== RECORD LIST ==

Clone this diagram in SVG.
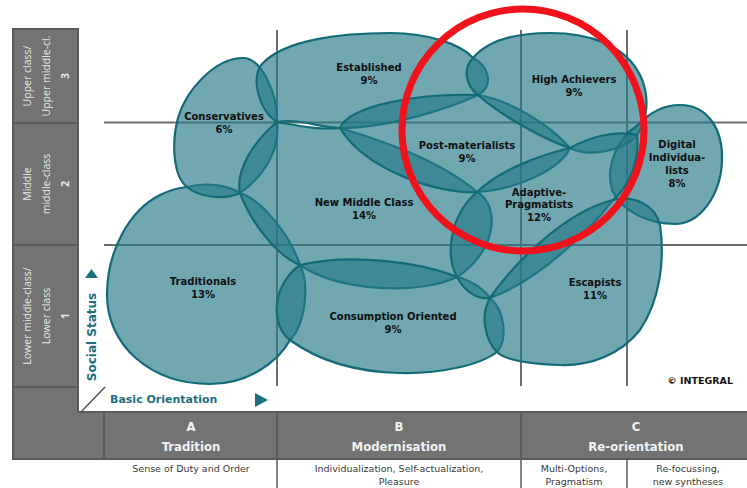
<svg xmlns="http://www.w3.org/2000/svg" width="747" height="488" viewBox="0 0 747 488">
  <defs>
    <style>
      .panel { fill: #737373; stroke: #5a5a5a; stroke-width: 2; }
      .celltxt { font-family: "Open Sans", "DejaVu Sans", sans-serif; font-size: 10.5px; fill: #e6e6e6; text-anchor: middle; }
      .cellnum { font-family: "Open Sans", "DejaVu Sans", sans-serif; font-size: 10.5px; font-weight: bold; fill: #e6e6e6; text-anchor: middle; }
      .colhead { font-family: "DejaVu Sans Condensed", "Liberation Sans Narrow", "DejaVu Sans", sans-serif; font-weight: bold; font-size: 13px; fill: #f2f2f2; text-anchor: middle; }
      .coldesc { font-family: "DejaVu Sans", "Liberation Sans", sans-serif; font-size: 9.5px; fill: #3a3a3a; text-anchor: middle; }
      .grid { stroke: #6e6e6e; stroke-width: 2; fill: none; }
      .sep { stroke: #5a5a5a; stroke-width: 1.5; fill: none; }
      .blob { fill: #267a89; fill-opacity: 0.66; stroke: #136a78; stroke-width: 2.2; stroke-linejoin: round; }
      .lbl { font-family: "DejaVu Sans", "Liberation Sans", sans-serif; font-weight: bold; font-size: 10px; fill: #111; text-anchor: middle; }
      .axis { font-family: "DejaVu Sans", "Liberation Sans", sans-serif; font-weight: bold; fill: #1d6f7d; }
    </style>
  </defs>

  <rect width="747" height="488" fill="#ffffff"/>

  <!-- side and bottom frames -->
  <g id="frame">
    <rect class="panel" x="13" y="29" width="65" height="430"/>
    <rect class="panel" x="13" y="412" width="740" height="47"/>
    <rect x="14" y="388" width="63" height="70" fill="#737373"/>
    <line class="panel" x1="13" y1="123" x2="78" y2="123"/>
    <line class="panel" x1="13" y1="245" x2="78" y2="245"/>
    <line class="panel" x1="13" y1="387" x2="78" y2="387"/>
    <line class="panel" x1="104" y1="412" x2="104" y2="459"/>
    <line class="panel" x1="277" y1="412" x2="277" y2="459"/>
    <line class="panel" x1="521" y1="412" x2="521" y2="459"/>
    <line x1="80" y1="413" x2="105" y2="387" stroke="#555" stroke-width="1.5"/>
  </g>

  <!-- social status rows -->
  <g id="rows">
    <g transform="translate(31,76) rotate(-90)"><text class="celltxt">Upper class/</text></g>
    <g transform="translate(50,76) rotate(-90)"><text class="celltxt">Upper middle-cl.</text></g>
    <g transform="translate(68.5,76) rotate(-90)"><text class="cellnum">3</text></g>
    <g transform="translate(31,184) rotate(-90)"><text class="celltxt">Middle</text></g>
    <g transform="translate(50,184) rotate(-90)"><text class="celltxt">middle-class</text></g>
    <g transform="translate(68.5,184) rotate(-90)"><text class="cellnum">2</text></g>
    <g transform="translate(31,316) rotate(-90)"><text class="celltxt">Lower middle-class/</text></g>
    <g transform="translate(50,316) rotate(-90)"><text class="celltxt">Lower class</text></g>
    <g transform="translate(68.5,316) rotate(-90)"><text class="cellnum">1</text></g>
  </g>

  <!-- basic orientation columns -->
  <g id="columns">
    <text class="colhead" x="191" y="431">A</text>
    <text class="colhead" x="191" y="451">Tradition</text>
    <text class="colhead" x="399" y="431">B</text>
    <text class="colhead" x="399" y="451">Modernisation</text>
    <text class="colhead" x="636" y="431">C</text>
    <text class="colhead" x="636" y="451">Re-orientation</text>
    <line class="sep" x1="277" y1="459" x2="277" y2="488"/>
    <line class="sep" x1="521" y1="459" x2="521" y2="488"/>
    <line class="sep" x1="627" y1="459" x2="627" y2="488"/>
    <text class="coldesc" x="191" y="472">Sense of Duty and Order</text>
    <text class="coldesc" x="399" y="472">Individualization, Self-actualization,</text>
    <text class="coldesc" x="399" y="485">Pleasure</text>
    <text class="coldesc" x="574" y="472">Multi-Options,</text>
    <text class="coldesc" x="574" y="485">Pragmatism</text>
    <text class="coldesc" x="688" y="472">Re-focussing,</text>
    <text class="coldesc" x="688" y="485">new syntheses</text>
  </g>

  <!-- grid inside the chart -->
  <g id="grid">
    <line class="grid" x1="277" y1="30" x2="277" y2="386"/>
    <line class="grid" x1="521" y1="30" x2="521" y2="386"/>
    <line class="grid" x1="627" y1="30" x2="627" y2="386"/>
    <line class="grid" x1="104" y1="122.5" x2="747" y2="122.5"/>
    <line class="grid" x1="104" y1="245" x2="747" y2="245"/>
  </g>

  <!-- connectors: none, the milieus touch and overlap directly -->
  <g id="connectors"/>

  <g id="traditionals">
    <path class="blob" d="M187 187 C205 182 228 185 240 193 C262 200 290 235 300 265 C310 285 305 325 290 340 C278 362 248 384 210 384 C150 384 107 345 107 295 C107 250 130 210 160 195 C170 190 178 188 187 187 Z"/>
    <text class="lbl" x="203" y="285">Traditionals</text>
    <text class="lbl" x="203" y="298">13%</text>
  </g>

  <g id="conservatives">
    <path class="blob" d="M243 58 C262 58 278 95 277 122 C280 150 265 175 240 193 C225 200 200 198 187 187 C172 175 172 140 178 118 C186 90 215 58 243 58 Z"/>
    <text class="lbl" x="224" y="120">Conservatives</text>
    <text class="lbl" x="224" y="133">6%</text>
  </g>

  <g id="established">
    <path class="blob" d="M277 122 C258 110 250 75 263 63 C285 40 340 33 390 33 C430 33 462 45 473 58 C488 65 495 85 478 95 C450 108 390 128 340 128 C320 128 300 118 277 122 Z"/>
    <text class="lbl" x="369" y="71">Established</text>
    <text class="lbl" x="369" y="84">9%</text>
  </g>

  <g id="new-middle-class">
    <path class="blob" d="M277 122 C300 126 320 130 340 128 C380 140 440 160 477 192 C500 205 498 250 457 277 C420 295 340 292 300 265 C275 255 250 220 240 193 C235 170 255 140 277 122 Z"/>
    <text class="lbl" x="364" y="206">New Middle Class</text>
    <text class="lbl" x="364" y="219">14%</text>
  </g>

  <g id="consumption-oriented">
    <path class="blob" d="M300 265 C350 253 420 262 457 277 C470 280 483 288 490 298 C505 310 508 340 497 352 C480 365 440 374 400 373 C360 372 320 362 290 340 C270 325 272 285 300 265 Z"/>
    <text class="lbl" x="393" y="320">Consumption Oriented</text>
    <text class="lbl" x="393" y="333">9%</text>
  </g>

  <g id="post-materialists">
    <path class="blob" d="M340 128 C350 105 420 93 478 95 C510 100 550 125 570 148 C560 170 515 190 477 192 C440 195 365 170 340 128 Z"/>
    <text class="lbl" x="467" y="149">Post-materialists</text>
    <text class="lbl" x="467" y="162">9%</text>
  </g>

  <g id="high-achievers">
    <path class="blob" d="M478 95 C465 85 463 68 473 58 C490 38 520 33 550 33 C590 33 625 45 640 75 C650 95 648 120 637 135 C625 150 590 158 570 148 C545 140 500 115 478 95 Z"/>
    <text class="lbl" x="574" y="83">High Achievers</text>
    <text class="lbl" x="574" y="96">9%</text>
  </g>

  <g id="digital-individualists">
    <path class="blob" d="M638 125 C652 110 665 105 680 105 C708 105 723 130 722 160 C721 195 700 224 675 224 C650 224 622 212 612 190 C605 165 618 138 638 125 Z"/>
    <text class="lbl" x="677" y="148">Digital</text>
    <text class="lbl" x="677" y="161">Individua-</text>
    <text class="lbl" x="677" y="174">lists</text>
    <text class="lbl" x="677" y="187">8%</text>
  </g>

  <g id="adaptive-pragmatists">
    <path class="blob" d="M477 192 C500 170 540 155 570 148 C590 137 615 130 637 135 C640 160 630 185 613 200 C590 230 540 280 490 298 C478 300 465 292 457 277 C445 255 450 215 477 192 Z"/>
    <text class="lbl" x="539" y="196">Adaptive-</text>
    <text class="lbl" x="539" y="208">Pragmatists</text>
    <text class="lbl" x="539" y="221">12%</text>
  </g>

  <g id="escapists">
    <path class="blob" d="M490 298 C515 262 565 212 613 200 C635 195 655 205 660 225 C665 260 660 300 640 330 C620 355 590 366 560 365 C530 364 505 360 497 352 C485 340 480 315 490 298 Z"/>
    <text class="lbl" x="595" y="286">Escapists</text>
    <text class="lbl" x="595" y="299">11%</text>
  </g>

  <!-- highlight ring -->
  <g id="highlight">
    <circle cx="523" cy="130" r="121" fill="none" stroke="#f2121b" stroke-width="7"/>
  </g>

  <!-- axis captions -->
  <g id="axes">
    <polygon points="91.5,269 98,278 85,278" fill="#1d6f7d"/>
    <g transform="translate(96,337) rotate(-90)"><text class="axis" font-size="12" text-anchor="middle">Social Status</text></g>
    <text class="axis" x="110" y="403" font-size="11">Basic Orientation</text>
    <polygon points="255,393 268,400 255,407" fill="#1d6f7d"/>
    <text x="733" y="384" font-family="DejaVu Sans, Liberation Sans, sans-serif" font-weight="bold" font-size="9.5" fill="#111" text-anchor="end">© INTEGRAL</text>
  </g>
</svg>
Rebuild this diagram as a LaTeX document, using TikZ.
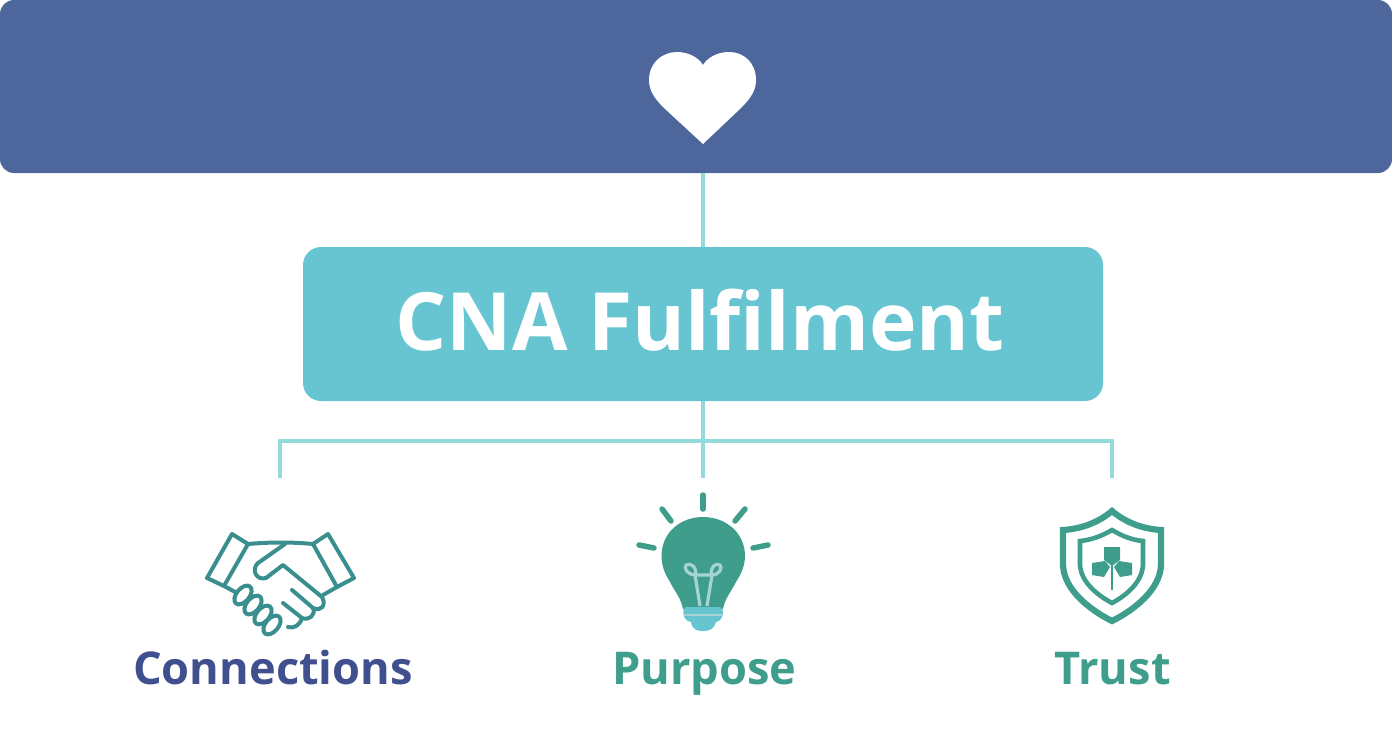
\documentclass[tikz,border=0pt]{standalone}
\usepackage{fontspec}
\setmainfont{Open Sans}
\usetikzlibrary{calc}
\definecolor{bannerblue}{HTML}{4D679C}
\definecolor{boxteal}{HTML}{67C5D2}
\definecolor{linkteal}{HTML}{94DADA}
\definecolor{icongreen}{HTML}{3F9D8C}
\definecolor{handteal}{HTML}{3A8F8E}
\definecolor{labelblue}{HTML}{40508F}
\definecolor{filament}{HTML}{A5D3D6}
\tikzset{
    link/.style={draw=linkteal, line width=3.4pt},
    caption/.style={anchor=base, font=\bfseries\fontsize{45.2}{45.2}\selectfont},
    handline/.style={draw=handteal, line width=4pt, line join=round, line cap=round},
    ray/.style={draw=icongreen, line width=5.5pt, line cap=round},
    shieldline/.style={draw=icongreen, line join=miter}
}

\begin{document}
\begin{tikzpicture}[x=1pt,y=-1pt]
    \useasboundingbox (0,0) rectangle (1392,752);
    \node[fill=bannerblue, rounded corners=14pt, minimum width=1392pt, minimum height=173pt, inner sep=0pt] at (696,86.5) (banner) {};
    \node[fill=boxteal, rounded corners=18pt, minimum width=800pt, minimum height=154pt, inner sep=0pt] at (703,324) (fulfilBox) {};
    \node[anchor=base, text=white, font=\bfseries\fontsize{80.4}{80.4}\selectfont] at (700,350) (fulfilText) {CNA Fulfilment};

    % links
    \coordinate (busMid) at (703,441);
    \coordinate (dropLeft) at (280,478);
    \coordinate (dropMid) at (703,478);
    \coordinate (dropRight) at (1112,478);
    \draw[link] (banner.south -| fulfilBox.north) -- (fulfilBox.north);
    \draw[link] (fulfilBox.south) -- (dropMid);
    \draw[link] (dropLeft) |- (busMid) -| (dropRight);

    % heart
    \fill[white] (703,144) -- (664,108) .. controls (655,99) and (649,91) .. (649,80)
        .. controls (649,63) and (662,52) .. (677,52)
        .. controls (688,52) and (698,57) .. (703,65)
        .. controls (708,57) and (718,52) .. (729,52)
        .. controls (744,52) and (756,63) .. (756,80)
        .. controls (756,91) and (750,99) .. (741,108) -- cycle;

    % handshake
    \draw[handline] (232,534) -- (248,544) -- (224,586) -- (207,578) -- cycle;
    \draw[handline] (328,534) -- (313,544) -- (337,587) -- (354,578) -- cycle;
    \draw[handline] (248,544) .. controls (270,542) and (292,542) .. (313,544);
    \draw[handline] (285,544) -- (258,563) .. controls (251,569) and (256,581) .. (266,578) -- (283,565)
        -- (322,597) .. controls (327,606) and (320,612) .. (313,608);
    \draw[handline] (323,595) -- (337,587);
    \draw[handline] (292,590) -- (313,608) .. controls (316,615) and (309,621) .. (302,618) -- (283,603);
    \draw[handline] (302,618) .. controls (300,625) and (294,629) .. (288,627);
    \draw[handline] (224,586) -- (237,593);
    \foreach \fx/\fy in {243/595,253/605,263/615,272/625}
        \draw[handline, fill=white] (\fx,\fy) ellipse [x radius=11pt, y radius=6.5pt, rotate=50];

    % bulb
    \fill[icongreen] (683,609) .. controls (681,598) and (675,592) .. (670,582)
        .. controls (665,574) and (661.5,566) .. (661.5,556)
        .. controls (661.5,533) and (680,517) .. (703,517)
        .. controls (726,517) and (745,533) .. (745,556)
        .. controls (745,566) and (741,574) .. (736,582)
        .. controls (731,592) and (725,598) .. (723,609) -- cycle;
    \foreach \ax/\ay/\bx/\by in {703/495/703/509,662/509/671/521,745/509/735/521,639/545/654/548,768/545/753/548}
        \draw[ray] (\ax,\ay) -- (\bx,\by);
    \draw[draw=filament, line width=3.2pt, line join=round] (700,606) -- (695,575)
        .. controls (688,575) and (683,568) .. (686,565) .. controls (691,562) and (698,568) .. (695,575) -- (712,575)
        .. controls (709,568) and (716,562) .. (720,565) .. controls (723,568) and (719,575) .. (712,575) -- (707,606);
    \fill[boxteal] (687,607) -- (719,607) .. controls (725,607) and (724,621) .. (716,622)
        .. controls (714,630) and (708,631) .. (703,631) .. controls (698,631) and (692,630) .. (691,622)
        .. controls (682,621) and (681,607) .. (687,607) -- cycle;
    \draw[filament, line width=1.6pt] (684,615) -- (722,615);

    % shield
    \draw[shieldline, line width=6.2pt] (1112,511) .. controls (1098,523) and (1080,529) .. (1063,530)
        -- (1063,565) .. controls (1064,590) and (1090,610) .. (1112,621)
        .. controls (1134,610) and (1160,590) .. (1161,565) -- (1161,530)
        .. controls (1144,529) and (1126,523) .. (1112,511) -- cycle;
    \draw[shieldline, line width=4.6pt] (1112,530) .. controls (1102,536) and (1091,540) .. (1080,541)
        -- (1080,565) .. controls (1081,582) and (1097,595) .. (1112,603)
        .. controls (1127,595) and (1142,582) .. (1143,565) -- (1143,541)
        .. controls (1132,540) and (1122,536) .. (1112,530) -- cycle;
    \fill[icongreen] (1104,547) -- (1120,547) -- (1120,560) -- (1112,566) -- (1104,560) -- cycle;
    \fill[icongreen] (1092,563) -- (1105,561) -- (1110,567) -- (1104,577) -- (1092,575) -- cycle;
    \fill[icongreen] (1132,563) -- (1119,561) -- (1114,567) -- (1120,577) -- (1132,575) -- cycle;
    \draw[icongreen, line width=2.6pt] (1112,565) -- (1112,590);

    % captions
    \node[caption, text=labelblue] at (273,684) (connections) {Connections};
    \node[caption, text=icongreen] at (704.5,684) (purpose) {Purpose};
    \node[caption, text=icongreen] at (1112.5,684) (trust) {Trust};
\end{tikzpicture}
\end{document}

===

== TASK DESCRIPTION ==
Your job is to reproduce the lines from the one with "Rebuild this diagram" through the one with "(741,108) -- cycle;", both kept, exactly as they are. Leave out the pictures.

== TASK ANSWER ==
Rebuild this diagram as a LaTeX document, using TikZ.
\documentclass[tikz,border=0pt]{standalone}
\usepackage{fontspec}
\setmainfont{Open Sans}
\usetikzlibrary{calc}
\definecolor{bannerblue}{HTML}{4D679C}
\definecolor{boxteal}{HTML}{67C5D2}
\definecolor{linkteal}{HTML}{94DADA}
\definecolor{icongreen}{HTML}{3F9D8C}
\definecolor{handteal}{HTML}{3A8F8E}
\definecolor{labelblue}{HTML}{40508F}
\definecolor{filament}{HTML}{A5D3D6}
\tikzset{
    link/.style={draw=linkteal, line width=3.4pt},
    caption/.style={anchor=base, font=\bfseries\fontsize{45.2}{45.2}\selectfont},
    handline/.style={draw=handteal, line width=4pt, line join=round, line cap=round},
    ray/.style={draw=icongreen, line width=5.5pt, line cap=round},
    shieldline/.style={draw=icongreen, line join=miter}
}

\begin{document}
\begin{tikzpicture}[x=1pt,y=-1pt]
    \useasboundingbox (0,0) rectangle (1392,752);
    \node[fill=bannerblue, rounded corners=14pt, minimum width=1392pt, minimum height=173pt, inner sep=0pt] at (696,86.5) (banner) {};
    \node[fill=boxteal, rounded corners=18pt, minimum width=800pt, minimum height=154pt, inner sep=0pt] at (703,324) (fulfilBox) {};
    \node[anchor=base, text=white, font=\bfseries\fontsize{80.4}{80.4}\selectfont] at (700,350) (fulfilText) {CNA Fulfilment};

    % links
    \coordinate (busMid) at (703,441);
    \coordinate (dropLeft) at (280,478);
    \coordinate (dropMid) at (703,478);
    \coordinate (dropRight) at (1112,478);
    \draw[link] (banner.south -| fulfilBox.north) -- (fulfilBox.north);
    \draw[link] (fulfilBox.south) -- (dropMid);
    \draw[link] (dropLeft) |- (busMid) -| (dropRight);

    % heart
    \fill[white] (703,144) -- (664,108) .. controls (655,99) and (649,91) .. (649,80)
        .. controls (649,63) and (662,52) .. (677,52)
        .. controls (688,52) and (698,57) .. (703,65)
        .. controls (708,57) and (718,52) .. (729,52)
        .. controls (744,52) and (756,63) .. (756,80)
        .. controls (756,91) and (750,99) .. (741,108) -- cycle;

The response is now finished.